Convergence of $\int_{x=0}^\infty x^8 e^{-\sqrt x} dx$ 
Does $\int_{x=0}^\infty x^8 e^{-\sqrt x} dx$ converge?

I've tried splitting it into $\int_{x=0}^1 x^8 e^{-\sqrt x} dx$ + $\int_{x=1}^\infty x^8 e^{-\sqrt x} dx$. The first one is a continuous function over a bounded interval so that converges however I'm struggling with the second one. I have tried using limit comparison with $e^{- \frac{\sqrt x}{2}}$ as a test function but ended up going in circles. I have also tried direct comparison and integration by parts.
Thanks
Morgzy
 A: Let $g(x)=\sqrt{x}-10\ln(x)$. Then $g$ is increasing for $x>400$.
$g(e^9)=e^{4.5}-90>0$. So $g$ is positive and increasing for $x>e^9>400$.
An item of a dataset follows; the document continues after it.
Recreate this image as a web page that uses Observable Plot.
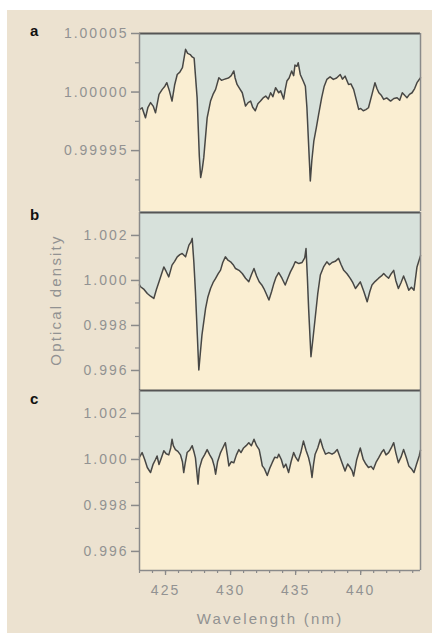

So, for $x>e^9$ we have that
\begin{eqnarray}
\sqrt{x}-10\ln(x)>0\\
\ln(x^{10})<\sqrt{x}\\
x^{10}<e^{\sqrt{x}}\\
x^8e^{-\sqrt{x}}<\frac{1}{x^2}
\end{eqnarray}
You should be able to finish from there.
A: For the second one you can use direct comparison as follows:
Note that for $x>0$ you have
$$e^{-\sqrt x} = \frac 1{e^{\sqrt x}} = \frac 1{\sum_{n=0}^{\infty}\frac{x^{\frac n2}}{n!}} \stackrel{n=20}{<} \frac 1{\frac{x^{10}}{20!}}$$
Hence,
$$\int_{x=1}^\infty x^8 e^{-\sqrt x} dx< 20! \int_{x=1}^\infty \frac 1{x^2} dx < \infty$$
A: Put $t=\sqrt{x}$ or $t^2=x$, which yields $2t\,dt=dx$ and $x^8=t^{16}$. Then we have
$$
\int_0^{\infty}x^8 e^{-\sqrt{x}}\,dx = 2\int_0^{\infty} t^{17}e^{-t}\,dt
$$This is the well-known Gamma function. It converges as long as the power of $t$ is non-negative. You can figure out the exact value yourself by doing integration by parts once or twice until you see the pattern; you should get $711374856192000$.